Jane Roe #2 entered into five Performer Contracts with BSC-run nightclubs. She entered into three with the Gold Club, respectively dated: February 11, 2013 (ECF No. 25-7 at 2); November 5, 2013 (ECF No. 25-6 at 6); and April 11, 2014 (ECF No. 25-6 at 4). She also entered a contract with the Gold Club dated July 8, 2012 (ECF No. 25-7 at 4), and one with the Centerfolds club dated July 14, 2012 (ECF No. 25-7 at 6). In these last two contracts Jane Roe #2 rejected both the arbitration clause and the class-action waiver. She also signed the extension at ECF No. 43-2 at 3.

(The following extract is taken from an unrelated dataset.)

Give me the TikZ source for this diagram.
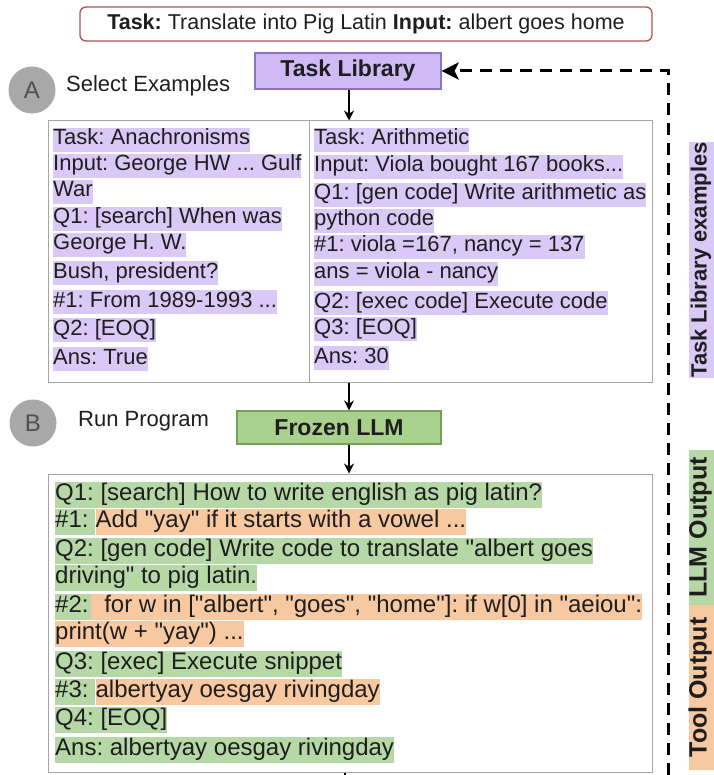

According to the plaintiffs, management at the relevant clubs told them that all performers had to sign the contracts — and had to agree to the arbitration clause — in order to work. (ECF No. 33 at 12.) They further allege that management presented them with the contracts when they were"mostly naked." (Id. at 13-14.) They were "rushed" to sign the agreements, or at least felt so; were told they could not take the contracts home to review; and believed that they could not review the contracts before signing them. (Id.) The plaintiffs further claim that management sometimes presented the contracts for signing when performers were intoxicated. (Id. at 14.) They do not allege, however, that they themselves were ever intoxicated when presented with a contract. Last in this area, the plaintiffs contend that the "accept or reject" choice on some contracts was effectively a sham. If a performer checked the "Reject" box, they claim, the club would purposely "lose" the agreement, and later present them with a new one, with a direction to fill it out "correctly" by accepting the arbitration and class-waiver terms. (ECF No. 33 at 12.) Or, say the plaintiffs, management would find a reason not to hire the performer, or to fire her if she had already started working. (Id.)
BSC denies all this. (ECF No. 38 at 14-15; Marlin Decl. - ECF No. 38-2 at 3-5, ¶¶ 8, 12-13; Calcagni Decl. - ECF No. 38-3 at 2- 4, ¶¶ 6-11; Bordeau Decl. - ECF No. 38-4 at 3-4, ¶¶ 10, 13-17.) It denies that employment was conditioned on performers' accepting the arbitration agreement. (Marlin Supp. Decl. - ECF No. 38-2 at 3-5, ¶ 8, 12-13; Calcagni Decl. - ECF No. 38-3 at 2-3, ¶¶ 6-7.) It rejects entirely the plaintiffs' depiction of the circumstances under which they were asked to sign the contracts; it denies that performers are "rushed," approached while intoxicated, purposely approached while "mostly naked," and are prevented from reviewing the agreements before signing them.